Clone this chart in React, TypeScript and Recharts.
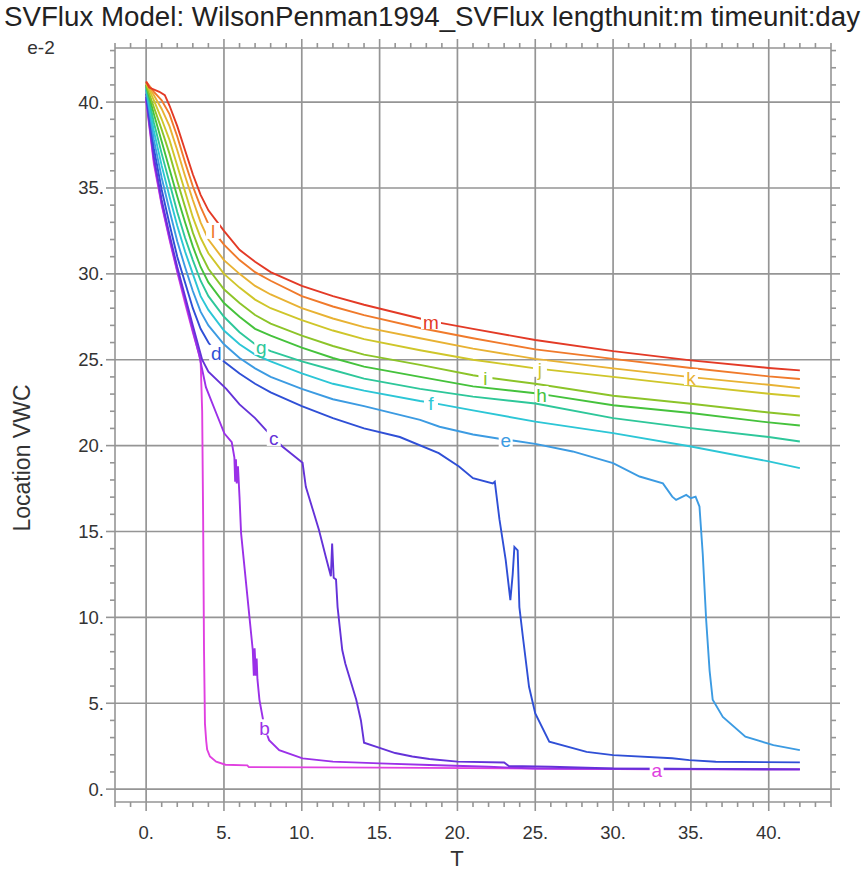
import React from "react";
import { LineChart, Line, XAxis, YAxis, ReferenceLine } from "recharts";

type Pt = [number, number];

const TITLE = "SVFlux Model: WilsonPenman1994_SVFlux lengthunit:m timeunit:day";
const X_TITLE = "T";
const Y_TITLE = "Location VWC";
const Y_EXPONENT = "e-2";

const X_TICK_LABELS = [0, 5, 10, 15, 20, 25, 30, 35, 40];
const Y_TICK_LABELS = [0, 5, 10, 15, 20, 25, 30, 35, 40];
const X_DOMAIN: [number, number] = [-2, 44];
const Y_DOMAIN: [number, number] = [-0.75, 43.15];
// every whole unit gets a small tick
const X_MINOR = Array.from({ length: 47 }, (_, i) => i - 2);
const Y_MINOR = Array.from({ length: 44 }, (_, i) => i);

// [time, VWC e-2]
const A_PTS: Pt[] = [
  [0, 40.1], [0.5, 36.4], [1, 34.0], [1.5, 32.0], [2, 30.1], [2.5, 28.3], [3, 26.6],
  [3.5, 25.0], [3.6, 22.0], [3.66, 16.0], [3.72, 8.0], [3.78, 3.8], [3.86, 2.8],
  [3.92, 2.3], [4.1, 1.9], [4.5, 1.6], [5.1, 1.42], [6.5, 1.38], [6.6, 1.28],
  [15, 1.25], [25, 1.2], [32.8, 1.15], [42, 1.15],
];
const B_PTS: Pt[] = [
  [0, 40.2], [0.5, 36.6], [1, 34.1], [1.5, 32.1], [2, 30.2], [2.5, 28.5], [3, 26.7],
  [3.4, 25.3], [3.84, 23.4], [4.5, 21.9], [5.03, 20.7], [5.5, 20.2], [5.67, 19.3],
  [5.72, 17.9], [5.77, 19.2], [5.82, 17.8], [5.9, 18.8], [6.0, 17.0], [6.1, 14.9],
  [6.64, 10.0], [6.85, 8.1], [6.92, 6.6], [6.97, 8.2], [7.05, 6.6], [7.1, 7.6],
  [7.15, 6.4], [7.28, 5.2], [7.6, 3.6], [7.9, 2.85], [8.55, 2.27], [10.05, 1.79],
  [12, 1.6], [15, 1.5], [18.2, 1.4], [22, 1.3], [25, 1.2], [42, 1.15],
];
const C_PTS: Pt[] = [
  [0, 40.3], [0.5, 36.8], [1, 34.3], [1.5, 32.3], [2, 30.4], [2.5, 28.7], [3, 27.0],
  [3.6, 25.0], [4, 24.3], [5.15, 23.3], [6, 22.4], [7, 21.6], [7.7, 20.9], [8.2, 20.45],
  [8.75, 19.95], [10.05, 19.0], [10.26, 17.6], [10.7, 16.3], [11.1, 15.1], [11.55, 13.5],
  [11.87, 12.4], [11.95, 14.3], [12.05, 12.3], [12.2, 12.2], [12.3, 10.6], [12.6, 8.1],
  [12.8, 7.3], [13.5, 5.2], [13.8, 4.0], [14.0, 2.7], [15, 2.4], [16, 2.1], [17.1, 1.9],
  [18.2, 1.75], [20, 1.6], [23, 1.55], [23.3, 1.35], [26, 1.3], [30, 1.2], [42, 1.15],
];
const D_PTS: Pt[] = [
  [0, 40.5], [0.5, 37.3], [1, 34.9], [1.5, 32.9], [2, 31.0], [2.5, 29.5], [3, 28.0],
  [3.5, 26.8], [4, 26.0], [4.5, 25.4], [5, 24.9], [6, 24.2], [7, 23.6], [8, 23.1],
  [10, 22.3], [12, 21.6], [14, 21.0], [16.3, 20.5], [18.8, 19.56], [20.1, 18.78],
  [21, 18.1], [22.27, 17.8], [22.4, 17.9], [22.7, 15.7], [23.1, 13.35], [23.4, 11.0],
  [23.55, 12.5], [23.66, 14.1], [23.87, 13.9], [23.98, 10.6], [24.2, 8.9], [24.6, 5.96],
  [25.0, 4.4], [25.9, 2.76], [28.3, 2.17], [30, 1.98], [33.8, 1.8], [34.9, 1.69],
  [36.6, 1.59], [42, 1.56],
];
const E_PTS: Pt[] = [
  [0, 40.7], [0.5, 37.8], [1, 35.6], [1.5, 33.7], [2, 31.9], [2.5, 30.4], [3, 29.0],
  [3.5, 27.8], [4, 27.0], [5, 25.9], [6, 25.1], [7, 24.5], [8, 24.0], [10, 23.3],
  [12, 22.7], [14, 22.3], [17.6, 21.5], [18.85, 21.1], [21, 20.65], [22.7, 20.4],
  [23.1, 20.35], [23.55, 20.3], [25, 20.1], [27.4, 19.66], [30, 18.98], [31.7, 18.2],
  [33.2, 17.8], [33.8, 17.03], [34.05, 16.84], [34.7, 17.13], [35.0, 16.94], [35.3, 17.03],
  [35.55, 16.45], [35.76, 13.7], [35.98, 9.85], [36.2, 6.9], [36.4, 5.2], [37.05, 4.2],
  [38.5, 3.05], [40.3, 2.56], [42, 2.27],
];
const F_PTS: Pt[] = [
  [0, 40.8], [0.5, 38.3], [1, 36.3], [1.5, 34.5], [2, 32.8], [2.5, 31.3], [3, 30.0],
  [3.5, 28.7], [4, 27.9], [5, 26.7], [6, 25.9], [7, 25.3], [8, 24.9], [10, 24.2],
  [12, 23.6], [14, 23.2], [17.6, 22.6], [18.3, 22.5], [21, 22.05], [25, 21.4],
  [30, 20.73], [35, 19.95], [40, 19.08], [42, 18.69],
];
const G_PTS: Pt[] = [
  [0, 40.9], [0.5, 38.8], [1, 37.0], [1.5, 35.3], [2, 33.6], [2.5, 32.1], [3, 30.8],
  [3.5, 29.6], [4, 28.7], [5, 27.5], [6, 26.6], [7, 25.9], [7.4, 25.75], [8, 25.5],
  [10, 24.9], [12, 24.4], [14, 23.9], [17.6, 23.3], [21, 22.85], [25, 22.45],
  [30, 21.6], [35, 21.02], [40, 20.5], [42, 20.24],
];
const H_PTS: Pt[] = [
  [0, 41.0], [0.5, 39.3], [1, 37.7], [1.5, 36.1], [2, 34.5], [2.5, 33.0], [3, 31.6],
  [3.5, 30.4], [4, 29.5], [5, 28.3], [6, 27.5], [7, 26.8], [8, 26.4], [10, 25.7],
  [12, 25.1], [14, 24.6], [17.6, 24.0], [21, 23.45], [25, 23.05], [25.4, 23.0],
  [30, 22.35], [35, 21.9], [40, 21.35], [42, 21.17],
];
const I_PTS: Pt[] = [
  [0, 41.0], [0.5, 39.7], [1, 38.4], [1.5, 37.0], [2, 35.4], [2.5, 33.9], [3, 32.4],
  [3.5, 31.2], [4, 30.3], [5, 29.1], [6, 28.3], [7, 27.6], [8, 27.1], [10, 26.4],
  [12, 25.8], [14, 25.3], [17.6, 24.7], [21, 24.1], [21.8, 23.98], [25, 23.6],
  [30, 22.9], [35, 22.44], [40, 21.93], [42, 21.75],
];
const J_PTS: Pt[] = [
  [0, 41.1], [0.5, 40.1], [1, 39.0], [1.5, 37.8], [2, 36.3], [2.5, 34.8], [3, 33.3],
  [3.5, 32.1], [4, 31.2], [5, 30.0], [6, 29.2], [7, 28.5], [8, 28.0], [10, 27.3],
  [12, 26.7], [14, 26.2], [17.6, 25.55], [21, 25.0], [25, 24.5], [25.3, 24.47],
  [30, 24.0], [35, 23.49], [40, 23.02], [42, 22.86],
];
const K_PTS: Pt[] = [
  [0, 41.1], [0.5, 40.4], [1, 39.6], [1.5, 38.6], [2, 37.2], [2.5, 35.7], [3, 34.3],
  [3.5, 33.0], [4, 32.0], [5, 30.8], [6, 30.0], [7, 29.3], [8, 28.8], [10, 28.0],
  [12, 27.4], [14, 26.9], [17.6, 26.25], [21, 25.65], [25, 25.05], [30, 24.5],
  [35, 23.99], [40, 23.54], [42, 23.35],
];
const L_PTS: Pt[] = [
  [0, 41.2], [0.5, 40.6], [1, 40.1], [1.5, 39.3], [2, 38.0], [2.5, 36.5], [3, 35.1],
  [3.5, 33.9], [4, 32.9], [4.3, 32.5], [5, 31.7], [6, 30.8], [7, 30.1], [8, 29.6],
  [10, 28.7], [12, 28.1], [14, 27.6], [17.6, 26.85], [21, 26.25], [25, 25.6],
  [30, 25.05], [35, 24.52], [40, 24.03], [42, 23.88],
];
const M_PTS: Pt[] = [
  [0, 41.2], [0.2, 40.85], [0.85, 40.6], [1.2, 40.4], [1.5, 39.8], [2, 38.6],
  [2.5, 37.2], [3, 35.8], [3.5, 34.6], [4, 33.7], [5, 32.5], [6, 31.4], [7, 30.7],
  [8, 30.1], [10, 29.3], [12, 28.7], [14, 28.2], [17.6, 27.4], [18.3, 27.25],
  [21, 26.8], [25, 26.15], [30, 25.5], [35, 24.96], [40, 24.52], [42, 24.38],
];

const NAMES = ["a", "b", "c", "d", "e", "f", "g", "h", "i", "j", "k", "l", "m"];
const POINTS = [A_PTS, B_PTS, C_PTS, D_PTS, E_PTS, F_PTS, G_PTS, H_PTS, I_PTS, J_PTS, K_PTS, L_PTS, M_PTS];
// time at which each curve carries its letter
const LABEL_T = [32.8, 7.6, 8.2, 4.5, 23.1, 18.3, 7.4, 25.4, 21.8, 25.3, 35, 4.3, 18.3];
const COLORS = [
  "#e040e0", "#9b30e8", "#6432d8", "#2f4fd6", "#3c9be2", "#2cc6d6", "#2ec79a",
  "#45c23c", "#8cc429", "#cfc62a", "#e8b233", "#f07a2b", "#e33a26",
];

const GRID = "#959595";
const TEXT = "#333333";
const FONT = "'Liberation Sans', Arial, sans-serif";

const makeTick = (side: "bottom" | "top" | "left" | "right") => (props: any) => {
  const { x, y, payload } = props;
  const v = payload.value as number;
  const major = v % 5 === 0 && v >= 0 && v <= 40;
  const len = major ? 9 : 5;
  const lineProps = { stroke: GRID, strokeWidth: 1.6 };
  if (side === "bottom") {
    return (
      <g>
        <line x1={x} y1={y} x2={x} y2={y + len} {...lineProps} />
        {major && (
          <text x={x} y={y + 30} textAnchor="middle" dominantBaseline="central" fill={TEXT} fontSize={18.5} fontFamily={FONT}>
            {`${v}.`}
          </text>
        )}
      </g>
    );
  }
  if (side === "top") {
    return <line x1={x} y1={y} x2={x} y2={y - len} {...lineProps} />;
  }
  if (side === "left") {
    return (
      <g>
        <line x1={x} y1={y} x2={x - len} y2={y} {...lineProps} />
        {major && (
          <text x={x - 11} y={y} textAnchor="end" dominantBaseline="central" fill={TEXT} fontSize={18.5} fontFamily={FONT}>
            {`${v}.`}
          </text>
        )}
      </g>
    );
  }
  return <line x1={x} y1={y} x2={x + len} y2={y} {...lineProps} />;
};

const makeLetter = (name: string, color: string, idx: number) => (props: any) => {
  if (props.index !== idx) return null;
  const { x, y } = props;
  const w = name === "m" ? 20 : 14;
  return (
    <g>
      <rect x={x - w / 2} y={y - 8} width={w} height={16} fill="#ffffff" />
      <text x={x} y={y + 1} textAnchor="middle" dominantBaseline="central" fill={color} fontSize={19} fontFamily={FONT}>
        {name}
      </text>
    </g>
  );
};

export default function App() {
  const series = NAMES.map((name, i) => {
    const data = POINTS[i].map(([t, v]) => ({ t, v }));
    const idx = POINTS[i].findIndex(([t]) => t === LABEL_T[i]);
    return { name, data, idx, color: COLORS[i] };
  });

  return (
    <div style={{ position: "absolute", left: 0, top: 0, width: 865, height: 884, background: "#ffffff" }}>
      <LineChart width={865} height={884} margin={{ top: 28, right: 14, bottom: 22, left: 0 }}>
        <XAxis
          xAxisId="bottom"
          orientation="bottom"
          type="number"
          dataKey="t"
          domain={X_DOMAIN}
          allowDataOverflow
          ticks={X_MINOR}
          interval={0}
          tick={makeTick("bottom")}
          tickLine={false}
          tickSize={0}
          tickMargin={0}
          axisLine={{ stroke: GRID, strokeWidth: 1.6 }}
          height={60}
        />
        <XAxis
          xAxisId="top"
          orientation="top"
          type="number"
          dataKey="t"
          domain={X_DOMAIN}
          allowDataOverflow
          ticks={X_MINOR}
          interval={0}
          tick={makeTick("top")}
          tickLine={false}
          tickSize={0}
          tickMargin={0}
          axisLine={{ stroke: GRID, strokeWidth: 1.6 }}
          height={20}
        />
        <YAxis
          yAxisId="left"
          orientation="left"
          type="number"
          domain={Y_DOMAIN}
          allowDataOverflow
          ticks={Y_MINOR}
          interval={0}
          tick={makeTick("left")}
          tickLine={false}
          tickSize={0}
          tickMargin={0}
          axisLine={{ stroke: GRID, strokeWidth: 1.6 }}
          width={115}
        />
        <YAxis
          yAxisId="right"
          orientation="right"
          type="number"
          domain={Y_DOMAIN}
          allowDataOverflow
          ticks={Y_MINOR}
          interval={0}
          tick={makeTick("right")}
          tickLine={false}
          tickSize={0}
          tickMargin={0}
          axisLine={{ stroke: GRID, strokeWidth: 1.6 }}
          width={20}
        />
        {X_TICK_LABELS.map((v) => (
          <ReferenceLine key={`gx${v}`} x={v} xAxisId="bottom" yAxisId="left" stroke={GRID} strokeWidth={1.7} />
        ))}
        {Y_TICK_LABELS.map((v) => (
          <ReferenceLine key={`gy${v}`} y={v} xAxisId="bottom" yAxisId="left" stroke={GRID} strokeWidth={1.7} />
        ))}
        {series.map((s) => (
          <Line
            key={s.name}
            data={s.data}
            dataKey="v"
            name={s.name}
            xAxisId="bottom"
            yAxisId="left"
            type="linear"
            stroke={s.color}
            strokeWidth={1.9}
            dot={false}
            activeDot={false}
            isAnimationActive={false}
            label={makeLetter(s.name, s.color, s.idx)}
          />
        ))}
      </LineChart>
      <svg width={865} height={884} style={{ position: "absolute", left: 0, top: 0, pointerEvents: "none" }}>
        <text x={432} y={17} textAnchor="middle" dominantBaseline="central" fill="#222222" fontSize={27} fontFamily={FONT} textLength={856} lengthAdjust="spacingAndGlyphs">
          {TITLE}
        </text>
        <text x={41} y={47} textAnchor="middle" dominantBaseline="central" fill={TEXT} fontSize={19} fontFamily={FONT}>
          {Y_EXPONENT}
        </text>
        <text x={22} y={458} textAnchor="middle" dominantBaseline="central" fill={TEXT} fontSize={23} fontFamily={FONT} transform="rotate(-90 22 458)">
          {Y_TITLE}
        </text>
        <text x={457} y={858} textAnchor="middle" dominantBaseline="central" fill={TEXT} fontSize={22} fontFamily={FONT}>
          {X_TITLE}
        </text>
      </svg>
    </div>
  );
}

----

▸ **EXERCISE DIRECTIONS**:
Quote, exactly and only, the lines from the first line of the data above through the line containing "type Pt = [number, number];". The pictures do not belong in it.

▸ **CORRECT RESULT**:
Clone this chart in React, TypeScript and Recharts.
import React from "react";
import { LineChart, Line, XAxis, YAxis, ReferenceLine } from "recharts";

type Pt = [number, number];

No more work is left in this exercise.